* Begin DATASET RECORDS *

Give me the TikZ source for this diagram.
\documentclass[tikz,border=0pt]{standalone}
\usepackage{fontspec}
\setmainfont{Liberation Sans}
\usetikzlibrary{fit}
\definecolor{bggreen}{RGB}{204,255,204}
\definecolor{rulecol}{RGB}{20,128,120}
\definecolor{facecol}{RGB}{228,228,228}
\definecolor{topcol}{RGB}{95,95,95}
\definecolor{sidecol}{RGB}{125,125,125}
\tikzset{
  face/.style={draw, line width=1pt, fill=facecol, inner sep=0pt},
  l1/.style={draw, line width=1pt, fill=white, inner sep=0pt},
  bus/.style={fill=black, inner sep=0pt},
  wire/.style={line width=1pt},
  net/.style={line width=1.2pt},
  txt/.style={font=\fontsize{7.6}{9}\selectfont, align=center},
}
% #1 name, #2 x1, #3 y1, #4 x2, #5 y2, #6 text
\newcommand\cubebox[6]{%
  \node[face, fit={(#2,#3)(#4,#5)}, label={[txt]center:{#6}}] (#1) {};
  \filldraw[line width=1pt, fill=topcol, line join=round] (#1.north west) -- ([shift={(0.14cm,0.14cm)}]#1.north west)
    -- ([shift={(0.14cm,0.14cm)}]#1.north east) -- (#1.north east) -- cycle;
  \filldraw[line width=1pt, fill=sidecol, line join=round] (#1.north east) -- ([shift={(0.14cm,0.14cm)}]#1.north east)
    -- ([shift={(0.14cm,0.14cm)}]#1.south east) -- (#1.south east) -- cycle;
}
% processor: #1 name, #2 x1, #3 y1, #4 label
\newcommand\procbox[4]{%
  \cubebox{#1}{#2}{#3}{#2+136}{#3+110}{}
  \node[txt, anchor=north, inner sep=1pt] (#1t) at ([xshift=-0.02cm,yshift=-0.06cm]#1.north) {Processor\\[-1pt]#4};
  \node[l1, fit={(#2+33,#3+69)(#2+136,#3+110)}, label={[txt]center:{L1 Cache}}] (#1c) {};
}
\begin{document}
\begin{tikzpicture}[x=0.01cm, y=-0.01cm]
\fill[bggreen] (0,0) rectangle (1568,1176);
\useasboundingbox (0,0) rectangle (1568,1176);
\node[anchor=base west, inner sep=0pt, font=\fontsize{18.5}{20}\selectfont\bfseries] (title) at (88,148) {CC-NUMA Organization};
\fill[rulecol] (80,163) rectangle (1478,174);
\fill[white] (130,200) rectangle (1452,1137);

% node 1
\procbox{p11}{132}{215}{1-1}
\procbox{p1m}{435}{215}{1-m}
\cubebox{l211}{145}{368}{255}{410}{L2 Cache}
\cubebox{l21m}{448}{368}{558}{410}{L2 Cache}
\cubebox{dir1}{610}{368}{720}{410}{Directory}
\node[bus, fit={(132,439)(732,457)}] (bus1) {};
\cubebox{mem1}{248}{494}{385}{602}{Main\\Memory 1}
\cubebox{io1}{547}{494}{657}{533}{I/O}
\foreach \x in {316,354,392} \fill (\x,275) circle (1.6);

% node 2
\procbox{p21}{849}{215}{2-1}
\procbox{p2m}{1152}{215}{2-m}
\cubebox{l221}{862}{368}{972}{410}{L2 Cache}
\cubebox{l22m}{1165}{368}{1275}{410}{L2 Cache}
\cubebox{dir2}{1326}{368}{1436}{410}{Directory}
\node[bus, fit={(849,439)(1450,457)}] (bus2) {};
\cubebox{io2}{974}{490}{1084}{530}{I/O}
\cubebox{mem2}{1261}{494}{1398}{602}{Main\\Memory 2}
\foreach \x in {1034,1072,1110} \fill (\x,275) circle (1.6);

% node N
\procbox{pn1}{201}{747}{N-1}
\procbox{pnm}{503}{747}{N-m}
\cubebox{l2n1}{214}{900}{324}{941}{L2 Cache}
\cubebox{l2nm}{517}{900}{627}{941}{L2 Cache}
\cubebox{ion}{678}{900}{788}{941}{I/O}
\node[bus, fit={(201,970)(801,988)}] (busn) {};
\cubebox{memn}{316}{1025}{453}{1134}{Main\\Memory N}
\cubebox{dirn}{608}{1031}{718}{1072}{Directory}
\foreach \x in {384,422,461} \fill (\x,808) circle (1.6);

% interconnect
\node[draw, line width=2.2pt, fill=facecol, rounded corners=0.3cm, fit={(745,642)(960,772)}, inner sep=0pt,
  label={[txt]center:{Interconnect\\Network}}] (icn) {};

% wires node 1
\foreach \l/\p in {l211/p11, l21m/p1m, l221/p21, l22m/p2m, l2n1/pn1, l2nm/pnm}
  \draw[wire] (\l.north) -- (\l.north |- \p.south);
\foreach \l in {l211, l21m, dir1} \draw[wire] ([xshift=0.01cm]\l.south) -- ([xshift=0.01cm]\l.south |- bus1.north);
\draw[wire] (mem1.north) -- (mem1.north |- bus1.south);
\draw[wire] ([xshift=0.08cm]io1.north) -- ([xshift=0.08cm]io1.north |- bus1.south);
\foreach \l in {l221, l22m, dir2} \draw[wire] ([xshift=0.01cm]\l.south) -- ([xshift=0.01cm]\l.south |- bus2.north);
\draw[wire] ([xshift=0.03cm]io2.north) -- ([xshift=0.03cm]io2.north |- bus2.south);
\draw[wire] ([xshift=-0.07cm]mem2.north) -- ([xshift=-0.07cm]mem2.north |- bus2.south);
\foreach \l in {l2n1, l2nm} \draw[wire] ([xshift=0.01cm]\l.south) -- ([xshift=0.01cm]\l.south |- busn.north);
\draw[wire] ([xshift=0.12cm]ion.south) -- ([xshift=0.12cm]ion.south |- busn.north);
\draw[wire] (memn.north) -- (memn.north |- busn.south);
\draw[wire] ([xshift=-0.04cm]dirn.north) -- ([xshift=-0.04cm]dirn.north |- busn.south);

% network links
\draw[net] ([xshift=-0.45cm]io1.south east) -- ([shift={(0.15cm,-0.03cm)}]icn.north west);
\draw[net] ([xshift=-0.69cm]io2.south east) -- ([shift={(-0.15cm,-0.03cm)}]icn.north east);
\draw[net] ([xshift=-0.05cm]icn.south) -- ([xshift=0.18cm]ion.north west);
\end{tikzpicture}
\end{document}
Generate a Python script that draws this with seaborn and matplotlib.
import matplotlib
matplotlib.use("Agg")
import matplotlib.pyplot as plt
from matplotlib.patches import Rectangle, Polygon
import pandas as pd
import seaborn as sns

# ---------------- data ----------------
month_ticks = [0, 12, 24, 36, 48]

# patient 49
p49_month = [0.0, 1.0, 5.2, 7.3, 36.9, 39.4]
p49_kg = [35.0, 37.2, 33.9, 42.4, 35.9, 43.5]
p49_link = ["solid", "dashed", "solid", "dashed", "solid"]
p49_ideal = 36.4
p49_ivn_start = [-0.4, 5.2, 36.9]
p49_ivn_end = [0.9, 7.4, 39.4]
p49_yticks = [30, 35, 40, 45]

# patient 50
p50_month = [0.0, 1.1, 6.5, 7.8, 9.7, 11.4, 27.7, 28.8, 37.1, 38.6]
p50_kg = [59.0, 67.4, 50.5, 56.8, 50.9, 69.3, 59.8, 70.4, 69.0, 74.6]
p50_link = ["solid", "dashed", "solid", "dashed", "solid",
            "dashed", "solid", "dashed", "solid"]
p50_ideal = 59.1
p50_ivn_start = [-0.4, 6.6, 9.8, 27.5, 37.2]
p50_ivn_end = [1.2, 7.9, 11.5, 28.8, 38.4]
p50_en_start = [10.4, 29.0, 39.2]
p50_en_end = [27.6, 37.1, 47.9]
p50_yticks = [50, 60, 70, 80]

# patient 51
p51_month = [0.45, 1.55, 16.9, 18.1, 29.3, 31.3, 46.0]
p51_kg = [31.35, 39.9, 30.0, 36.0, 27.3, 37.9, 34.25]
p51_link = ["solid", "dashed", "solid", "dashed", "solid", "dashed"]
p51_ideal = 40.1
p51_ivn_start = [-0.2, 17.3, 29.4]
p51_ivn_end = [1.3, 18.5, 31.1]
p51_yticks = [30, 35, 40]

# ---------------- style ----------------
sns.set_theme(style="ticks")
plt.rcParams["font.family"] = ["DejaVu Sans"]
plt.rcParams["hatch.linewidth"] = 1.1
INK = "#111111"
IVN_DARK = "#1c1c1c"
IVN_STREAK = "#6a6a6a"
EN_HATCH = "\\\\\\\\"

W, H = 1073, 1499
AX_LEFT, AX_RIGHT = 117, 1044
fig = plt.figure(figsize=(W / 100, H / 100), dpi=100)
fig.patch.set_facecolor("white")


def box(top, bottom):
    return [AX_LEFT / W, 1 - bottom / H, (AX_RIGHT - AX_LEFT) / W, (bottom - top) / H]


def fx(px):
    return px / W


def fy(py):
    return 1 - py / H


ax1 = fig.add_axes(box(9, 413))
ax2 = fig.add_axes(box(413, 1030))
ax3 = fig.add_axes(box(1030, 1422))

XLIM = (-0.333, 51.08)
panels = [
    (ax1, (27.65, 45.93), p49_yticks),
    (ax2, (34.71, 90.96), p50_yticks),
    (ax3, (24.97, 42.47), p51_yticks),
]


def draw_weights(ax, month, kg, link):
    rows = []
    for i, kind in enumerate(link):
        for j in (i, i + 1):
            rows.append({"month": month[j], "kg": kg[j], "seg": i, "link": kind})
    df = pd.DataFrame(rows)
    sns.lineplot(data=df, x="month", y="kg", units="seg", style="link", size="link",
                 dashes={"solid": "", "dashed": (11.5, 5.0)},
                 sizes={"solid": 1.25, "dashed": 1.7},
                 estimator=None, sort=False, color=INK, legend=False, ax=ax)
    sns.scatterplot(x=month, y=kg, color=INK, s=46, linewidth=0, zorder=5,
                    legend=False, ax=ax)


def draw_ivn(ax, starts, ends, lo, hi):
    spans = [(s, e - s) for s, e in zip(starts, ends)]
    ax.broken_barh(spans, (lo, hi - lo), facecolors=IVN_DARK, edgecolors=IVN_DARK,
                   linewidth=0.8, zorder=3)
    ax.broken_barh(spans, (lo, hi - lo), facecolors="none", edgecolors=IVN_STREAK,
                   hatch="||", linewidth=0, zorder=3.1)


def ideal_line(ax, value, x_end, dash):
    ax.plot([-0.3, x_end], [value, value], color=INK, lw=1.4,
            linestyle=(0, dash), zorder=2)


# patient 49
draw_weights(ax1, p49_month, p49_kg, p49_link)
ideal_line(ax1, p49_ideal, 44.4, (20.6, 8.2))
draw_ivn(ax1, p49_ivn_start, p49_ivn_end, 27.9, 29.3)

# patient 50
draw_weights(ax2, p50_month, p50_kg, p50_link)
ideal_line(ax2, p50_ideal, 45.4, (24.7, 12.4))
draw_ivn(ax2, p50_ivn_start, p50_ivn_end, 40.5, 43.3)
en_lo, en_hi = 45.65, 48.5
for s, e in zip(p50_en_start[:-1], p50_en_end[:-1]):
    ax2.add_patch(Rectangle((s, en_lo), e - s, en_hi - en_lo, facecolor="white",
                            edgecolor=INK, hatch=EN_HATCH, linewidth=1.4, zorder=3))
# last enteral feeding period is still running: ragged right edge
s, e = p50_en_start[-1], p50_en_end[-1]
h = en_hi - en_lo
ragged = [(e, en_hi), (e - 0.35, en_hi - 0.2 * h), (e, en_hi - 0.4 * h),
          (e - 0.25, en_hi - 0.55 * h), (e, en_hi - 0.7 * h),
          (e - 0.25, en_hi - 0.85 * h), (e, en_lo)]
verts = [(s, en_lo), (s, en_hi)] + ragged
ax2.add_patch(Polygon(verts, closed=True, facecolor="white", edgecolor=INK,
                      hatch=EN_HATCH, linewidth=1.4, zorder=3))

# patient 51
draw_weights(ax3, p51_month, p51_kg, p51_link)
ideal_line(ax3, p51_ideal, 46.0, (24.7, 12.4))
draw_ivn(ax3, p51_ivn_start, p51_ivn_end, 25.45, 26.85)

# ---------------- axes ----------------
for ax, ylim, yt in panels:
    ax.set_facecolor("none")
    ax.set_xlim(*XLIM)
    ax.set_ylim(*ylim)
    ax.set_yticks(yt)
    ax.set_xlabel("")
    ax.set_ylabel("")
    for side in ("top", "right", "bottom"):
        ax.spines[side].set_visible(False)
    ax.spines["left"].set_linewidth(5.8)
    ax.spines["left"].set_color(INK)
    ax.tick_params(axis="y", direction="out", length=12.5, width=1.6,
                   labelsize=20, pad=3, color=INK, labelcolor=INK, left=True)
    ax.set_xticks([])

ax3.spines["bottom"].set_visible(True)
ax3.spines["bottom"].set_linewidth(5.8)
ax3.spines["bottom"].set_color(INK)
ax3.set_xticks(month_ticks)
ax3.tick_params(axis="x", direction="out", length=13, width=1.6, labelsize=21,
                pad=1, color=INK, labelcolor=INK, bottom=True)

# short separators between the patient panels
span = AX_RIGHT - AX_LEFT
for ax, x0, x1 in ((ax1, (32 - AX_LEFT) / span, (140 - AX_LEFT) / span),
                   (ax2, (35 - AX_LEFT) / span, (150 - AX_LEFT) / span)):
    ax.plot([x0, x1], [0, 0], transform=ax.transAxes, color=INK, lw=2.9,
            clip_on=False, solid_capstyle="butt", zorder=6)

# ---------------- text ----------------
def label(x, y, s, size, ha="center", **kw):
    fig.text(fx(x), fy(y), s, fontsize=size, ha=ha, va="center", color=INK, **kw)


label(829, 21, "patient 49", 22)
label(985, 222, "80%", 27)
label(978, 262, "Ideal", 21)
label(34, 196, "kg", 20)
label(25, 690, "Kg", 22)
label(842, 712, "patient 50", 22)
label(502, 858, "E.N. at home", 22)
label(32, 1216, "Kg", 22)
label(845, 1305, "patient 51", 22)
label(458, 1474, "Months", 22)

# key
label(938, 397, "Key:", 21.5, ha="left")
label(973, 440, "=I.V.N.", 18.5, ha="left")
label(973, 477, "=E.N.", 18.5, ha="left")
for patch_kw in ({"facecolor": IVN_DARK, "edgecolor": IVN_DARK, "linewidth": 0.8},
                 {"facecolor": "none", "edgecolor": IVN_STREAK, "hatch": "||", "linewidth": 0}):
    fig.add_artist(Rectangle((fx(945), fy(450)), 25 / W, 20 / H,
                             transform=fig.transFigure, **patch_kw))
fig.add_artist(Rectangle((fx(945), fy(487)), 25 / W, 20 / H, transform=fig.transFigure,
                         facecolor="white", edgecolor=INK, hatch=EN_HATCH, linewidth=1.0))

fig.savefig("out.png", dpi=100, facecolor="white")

* End DATASET RECORDS *

#### GOAL:
Can you repeat, word for word, every line above from the one containing "Generate a Python" down to the one containing "p49_yticks = [30, 35, 40, 45]", including both?

#### COMPLETE ANSWER:
Generate a Python script that draws this with seaborn and matplotlib.
import matplotlib
matplotlib.use("Agg")
import matplotlib.pyplot as plt
from matplotlib.patches import Rectangle, Polygon
import pandas as pd
import seaborn as sns

# ---------------- data ----------------
month_ticks = [0, 12, 24, 36, 48]

# patient 49
p49_month = [0.0, 1.0, 5.2, 7.3, 36.9, 39.4]
p49_kg = [35.0, 37.2, 33.9, 42.4, 35.9, 43.5]
p49_link = ["solid", "dashed", "solid", "dashed", "solid"]
p49_ideal = 36.4
p49_ivn_start = [-0.4, 5.2, 36.9]
p49_ivn_end = [0.9, 7.4, 39.4]
p49_yticks = [30, 35, 40, 45]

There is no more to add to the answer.